+++ Data shown +++

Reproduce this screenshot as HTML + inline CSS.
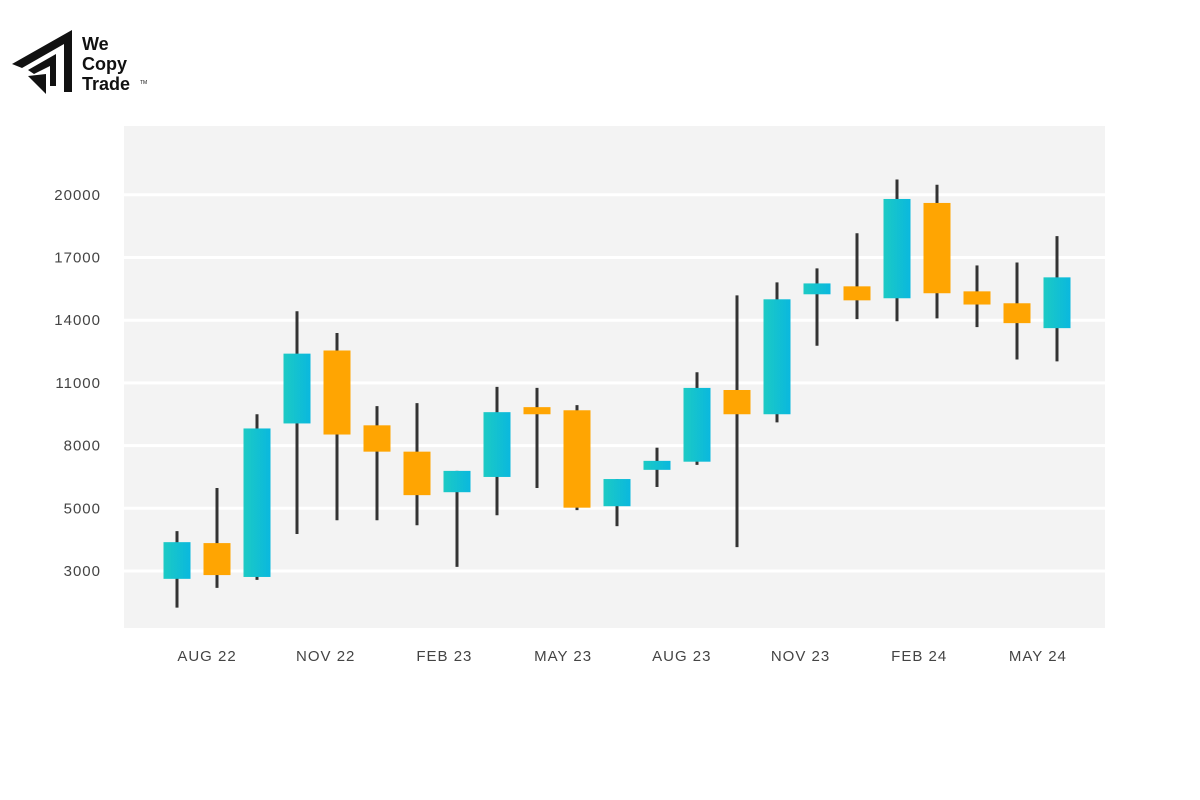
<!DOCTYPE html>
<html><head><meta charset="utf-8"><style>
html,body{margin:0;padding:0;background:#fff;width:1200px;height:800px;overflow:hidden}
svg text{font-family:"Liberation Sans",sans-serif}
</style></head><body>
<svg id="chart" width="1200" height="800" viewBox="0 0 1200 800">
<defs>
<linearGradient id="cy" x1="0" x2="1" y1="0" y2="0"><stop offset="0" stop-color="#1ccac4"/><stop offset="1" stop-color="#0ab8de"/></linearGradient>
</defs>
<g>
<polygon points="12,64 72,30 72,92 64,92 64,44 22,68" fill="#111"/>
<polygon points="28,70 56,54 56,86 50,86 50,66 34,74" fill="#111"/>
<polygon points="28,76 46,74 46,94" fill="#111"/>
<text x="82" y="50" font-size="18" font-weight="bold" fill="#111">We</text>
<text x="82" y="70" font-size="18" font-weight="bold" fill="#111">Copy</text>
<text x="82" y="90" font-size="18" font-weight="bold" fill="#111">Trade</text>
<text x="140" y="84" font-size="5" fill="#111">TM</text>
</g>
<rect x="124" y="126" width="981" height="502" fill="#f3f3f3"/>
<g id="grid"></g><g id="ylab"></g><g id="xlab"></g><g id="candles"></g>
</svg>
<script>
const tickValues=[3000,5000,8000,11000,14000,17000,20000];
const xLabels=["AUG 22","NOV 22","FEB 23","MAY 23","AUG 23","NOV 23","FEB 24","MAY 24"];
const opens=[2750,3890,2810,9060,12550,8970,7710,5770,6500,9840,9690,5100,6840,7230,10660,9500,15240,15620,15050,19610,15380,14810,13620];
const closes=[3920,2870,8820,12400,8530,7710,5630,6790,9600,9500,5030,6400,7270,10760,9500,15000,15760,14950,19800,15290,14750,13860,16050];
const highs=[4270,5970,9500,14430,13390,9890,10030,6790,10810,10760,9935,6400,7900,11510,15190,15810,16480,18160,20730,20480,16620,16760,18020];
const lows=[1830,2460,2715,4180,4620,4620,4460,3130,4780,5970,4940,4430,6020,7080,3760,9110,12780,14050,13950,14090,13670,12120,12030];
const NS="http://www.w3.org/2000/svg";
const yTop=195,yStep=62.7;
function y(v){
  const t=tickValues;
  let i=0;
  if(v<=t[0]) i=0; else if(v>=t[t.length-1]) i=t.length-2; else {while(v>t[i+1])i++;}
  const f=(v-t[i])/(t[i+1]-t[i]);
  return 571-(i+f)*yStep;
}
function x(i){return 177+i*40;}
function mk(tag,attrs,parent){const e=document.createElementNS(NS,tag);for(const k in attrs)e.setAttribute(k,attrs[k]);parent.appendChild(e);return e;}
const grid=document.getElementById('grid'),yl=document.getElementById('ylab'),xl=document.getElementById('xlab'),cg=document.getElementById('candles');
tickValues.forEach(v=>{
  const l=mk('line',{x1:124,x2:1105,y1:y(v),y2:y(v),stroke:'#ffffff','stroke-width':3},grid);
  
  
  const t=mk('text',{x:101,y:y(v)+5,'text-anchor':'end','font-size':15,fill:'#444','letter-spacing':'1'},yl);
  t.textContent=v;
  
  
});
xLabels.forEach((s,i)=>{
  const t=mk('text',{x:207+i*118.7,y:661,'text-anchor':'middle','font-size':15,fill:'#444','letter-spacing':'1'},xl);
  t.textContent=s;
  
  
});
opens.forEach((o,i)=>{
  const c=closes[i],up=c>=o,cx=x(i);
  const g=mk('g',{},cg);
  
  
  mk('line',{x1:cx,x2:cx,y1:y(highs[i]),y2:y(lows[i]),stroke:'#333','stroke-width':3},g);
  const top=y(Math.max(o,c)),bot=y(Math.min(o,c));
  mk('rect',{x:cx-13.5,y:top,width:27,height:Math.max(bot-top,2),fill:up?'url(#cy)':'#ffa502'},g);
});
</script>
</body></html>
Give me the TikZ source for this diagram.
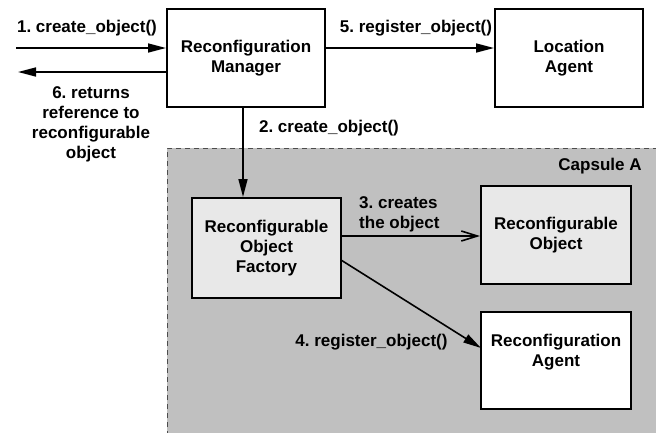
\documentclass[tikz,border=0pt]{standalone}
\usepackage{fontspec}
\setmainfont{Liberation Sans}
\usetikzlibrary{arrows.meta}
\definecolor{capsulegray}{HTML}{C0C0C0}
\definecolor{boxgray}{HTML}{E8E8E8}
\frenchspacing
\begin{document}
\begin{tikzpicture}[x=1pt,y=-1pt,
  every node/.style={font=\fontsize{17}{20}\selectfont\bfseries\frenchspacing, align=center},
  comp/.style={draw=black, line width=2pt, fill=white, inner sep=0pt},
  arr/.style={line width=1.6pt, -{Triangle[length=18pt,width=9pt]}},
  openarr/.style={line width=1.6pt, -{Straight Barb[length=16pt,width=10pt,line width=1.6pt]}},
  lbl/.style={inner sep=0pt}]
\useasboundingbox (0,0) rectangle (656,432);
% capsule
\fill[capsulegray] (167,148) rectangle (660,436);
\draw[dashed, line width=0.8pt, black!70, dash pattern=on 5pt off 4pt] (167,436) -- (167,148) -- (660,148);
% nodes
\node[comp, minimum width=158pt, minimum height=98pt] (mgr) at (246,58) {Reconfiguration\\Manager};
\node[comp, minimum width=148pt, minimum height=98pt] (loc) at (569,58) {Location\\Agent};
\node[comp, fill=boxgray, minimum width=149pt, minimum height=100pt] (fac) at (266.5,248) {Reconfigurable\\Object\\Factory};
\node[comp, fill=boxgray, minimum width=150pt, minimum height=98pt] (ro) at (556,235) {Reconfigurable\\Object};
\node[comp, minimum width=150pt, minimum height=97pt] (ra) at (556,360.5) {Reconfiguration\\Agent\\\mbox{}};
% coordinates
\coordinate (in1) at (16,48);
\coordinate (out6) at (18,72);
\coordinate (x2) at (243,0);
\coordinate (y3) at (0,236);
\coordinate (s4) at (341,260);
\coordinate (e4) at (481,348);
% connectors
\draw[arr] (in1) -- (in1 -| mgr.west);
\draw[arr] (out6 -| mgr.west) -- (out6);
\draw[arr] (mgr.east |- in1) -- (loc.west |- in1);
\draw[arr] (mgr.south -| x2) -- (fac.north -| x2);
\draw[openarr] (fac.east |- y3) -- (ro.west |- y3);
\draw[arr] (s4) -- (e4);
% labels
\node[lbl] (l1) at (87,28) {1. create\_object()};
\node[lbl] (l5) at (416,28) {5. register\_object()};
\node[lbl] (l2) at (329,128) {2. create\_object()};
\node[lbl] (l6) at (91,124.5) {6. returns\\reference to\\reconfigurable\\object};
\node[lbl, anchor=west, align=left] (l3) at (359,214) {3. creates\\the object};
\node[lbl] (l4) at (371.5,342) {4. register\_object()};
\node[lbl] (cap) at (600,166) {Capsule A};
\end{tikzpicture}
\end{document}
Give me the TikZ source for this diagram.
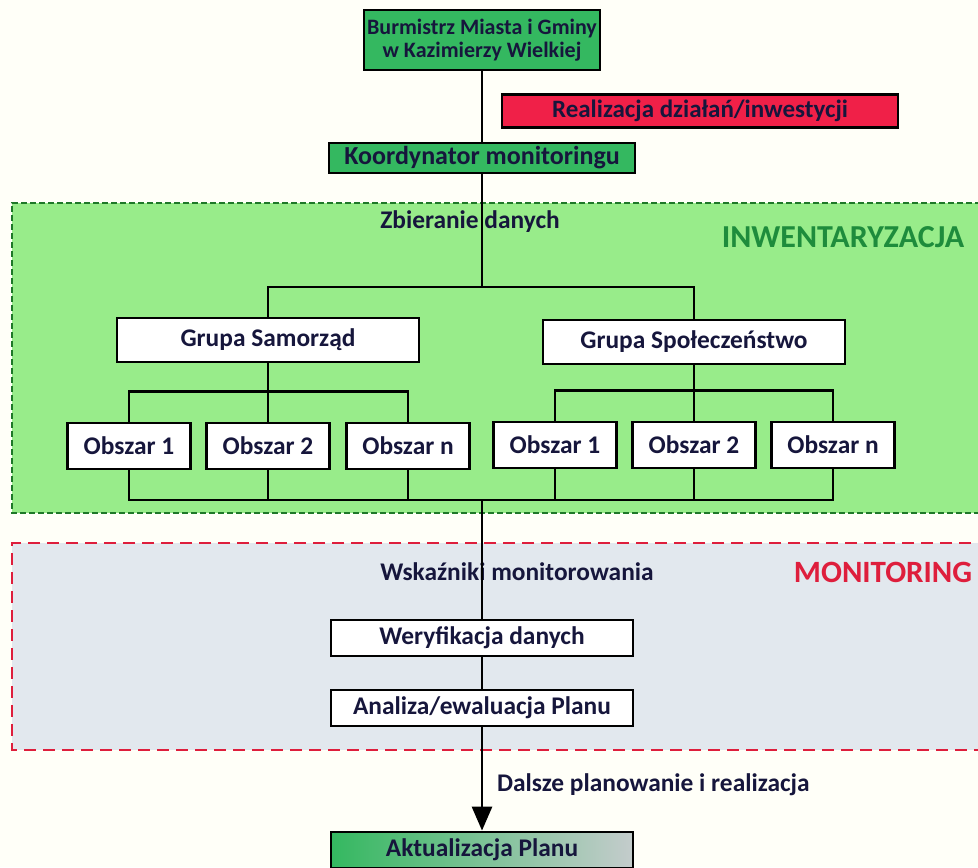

+++

Set down the records in full and exactly. Do not carry over any image.

Reproduce this screenshot as HTML + inline CSS.
<!DOCTYPE html>
<html><head><meta charset="utf-8"><style>
html,body{margin:0;padding:0;background:#fff;width:1200px;height:800px;overflow:hidden}
svg text{font-family:"Liberation Sans",sans-serif}
</style></head><body>
<svg id="chart" width="1200" height="800" viewBox="0 0 1200 800">
<defs>
<linearGradient id="cy" x1="0" x2="1" y1="0" y2="0"><stop offset="0" stop-color="#1ccac4"/><stop offset="1" stop-color="#0ab8de"/></linearGradient>
</defs>
<g>
<polygon points="12,64 72,30 72,92 64,92 64,44 22,68" fill="#111"/>
<polygon points="28,70 56,54 56,86 50,86 50,66 34,74" fill="#111"/>
<polygon points="28,76 46,74 46,94" fill="#111"/>
<text x="82" y="50" font-size="18" font-weight="bold" fill="#111">We</text>
<text x="82" y="70" font-size="18" font-weight="bold" fill="#111">Copy</text>
<text x="82" y="90" font-size="18" font-weight="bold" fill="#111">Trade</text>
<text x="140" y="84" font-size="5" fill="#111">TM</text>
</g>
<rect x="124" y="126" width="981" height="502" fill="#f3f3f3"/>
<g id="grid"></g><g id="ylab"></g><g id="xlab"></g><g id="candles"></g>
</svg>
<script>
const tickValues=[3000,5000,8000,11000,14000,17000,20000];
const xLabels=["AUG 22","NOV 22","FEB 23","MAY 23","AUG 23","NOV 23","FEB 24","MAY 24"];
const opens=[2750,3890,2810,9060,12550,8970,7710,5770,6500,9840,9690,5100,6840,7230,10660,9500,15240,15620,15050,19610,15380,14810,13620];
const closes=[3920,2870,8820,12400,8530,7710,5630,6790,9600,9500,5030,6400,7270,10760,9500,15000,15760,14950,19800,15290,14750,13860,16050];
const highs=[4270,5970,9500,14430,13390,9890,10030,6790,10810,10760,9935,6400,7900,11510,15190,15810,16480,18160,20730,20480,16620,16760,18020];
const lows=[1830,2460,2715,4180,4620,4620,4460,3130,4780,5970,4940,4430,6020,7080,3760,9110,12780,14050,13950,14090,13670,12120,12030];
const NS="http://www.w3.org/2000/svg";
const yTop=195,yStep=62.7;
function y(v){
  const t=tickValues;
  let i=0;
  if(v<=t[0]) i=0; else if(v>=t[t.length-1]) i=t.length-2; else {while(v>t[i+1])i++;}
  const f=(v-t[i])/(t[i+1]-t[i]);
  return 571-(i+f)*yStep;
}
function x(i){return 177+i*40;}
function mk(tag,attrs,parent){const e=document.createElementNS(NS,tag);for(const k in attrs)e.setAttribute(k,attrs[k]);parent.appendChild(e);return e;}
const grid=document.getElementById('grid'),yl=document.getElementById('ylab'),xl=document.getElementById('xlab'),cg=document.getElementById('candles');
tickValues.forEach(v=>{
  const l=mk('line',{x1:124,x2:1105,y1:y(v),y2:y(v),stroke:'#ffffff','stroke-width':3},grid);
  
  
  const t=mk('text',{x:101,y:y(v)+5,'text-anchor':'end','font-size':15,fill:'#444','letter-spacing':'1'},yl);
  t.textContent=v;
  
  
});
xLabels.forEach((s,i)=>{
  const t=mk('text',{x:207+i*118.7,y:661,'text-anchor':'middle','font-size':15,fill:'#444','letter-spacing':'1'},xl);
  t.textContent=s;
  
  
});
opens.forEach((o,i)=>{
  const c=closes[i],up=c>=o,cx=x(i);
  const g=mk('g',{},cg);
  
  
  mk('line',{x1:cx,x2:cx,y1:y(highs[i]),y2:y(lows[i]),stroke:'#333','stroke-width':3},g);
  const top=y(Math.max(o,c)),bot=y(Math.min(o,c));
  mk('rect',{x:cx-13.5,y:top,width:27,height:Math.max(bot-top,2),fill:up?'url(#cy)':'#ffa502'},g);
});
</script>
</body></html>
Give me the TikZ source for this diagram.
\documentclass[tikz,border=0pt]{standalone}
\usepackage{fontspec}
\setmainfont{Liberation Sans}
\usetikzlibrary{arrows.meta}
\definecolor{capsulegray}{HTML}{C0C0C0}
\definecolor{boxgray}{HTML}{E8E8E8}
\frenchspacing
\begin{document}
\begin{tikzpicture}[x=1pt,y=-1pt,
  every node/.style={font=\fontsize{17}{20}\selectfont\bfseries\frenchspacing, align=center},
  comp/.style={draw=black, line width=2pt, fill=white, inner sep=0pt},
  arr/.style={line width=1.6pt, -{Triangle[length=18pt,width=9pt]}},
  openarr/.style={line width=1.6pt, -{Straight Barb[length=16pt,width=10pt,line width=1.6pt]}},
  lbl/.style={inner sep=0pt}]
\useasboundingbox (0,0) rectangle (656,432);
% capsule
\fill[capsulegray] (167,148) rectangle (660,436);
\draw[dashed, line width=0.8pt, black!70, dash pattern=on 5pt off 4pt] (167,436) -- (167,148) -- (660,148);
% nodes
\node[comp, minimum width=158pt, minimum height=98pt] (mgr) at (246,58) {Reconfiguration\\Manager};
\node[comp, minimum width=148pt, minimum height=98pt] (loc) at (569,58) {Location\\Agent};
\node[comp, fill=boxgray, minimum width=149pt, minimum height=100pt] (fac) at (266.5,248) {Reconfigurable\\Object\\Factory};
\node[comp, fill=boxgray, minimum width=150pt, minimum height=98pt] (ro) at (556,235) {Reconfigurable\\Object};
\node[comp, minimum width=150pt, minimum height=97pt] (ra) at (556,360.5) {Reconfiguration\\Agent\\\mbox{}};
% coordinates
\coordinate (in1) at (16,48);
\coordinate (out6) at (18,72);
\coordinate (x2) at (243,0);
\coordinate (y3) at (0,236);
\coordinate (s4) at (341,260);
\coordinate (e4) at (481,348);
% connectors
\draw[arr] (in1) -- (in1 -| mgr.west);
\draw[arr] (out6 -| mgr.west) -- (out6);
\draw[arr] (mgr.east |- in1) -- (loc.west |- in1);
\draw[arr] (mgr.south -| x2) -- (fac.north -| x2);
\draw[openarr] (fac.east |- y3) -- (ro.west |- y3);
\draw[arr] (s4) -- (e4);
% labels
\node[lbl] (l1) at (87,28) {1. create\_object()};
\node[lbl] (l5) at (416,28) {5. register\_object()};
\node[lbl] (l2) at (329,128) {2. create\_object()};
\node[lbl] (l6) at (91,124.5) {6. returns\\reference to\\reconfigurable\\object};
\node[lbl, anchor=west, align=left] (l3) at (359,214) {3. creates\\the object};
\node[lbl] (l4) at (371.5,342) {4. register\_object()};
\node[lbl] (cap) at (600,166) {Capsule A};
\end{tikzpicture}
\end{document}
Give me the TikZ source for this diagram.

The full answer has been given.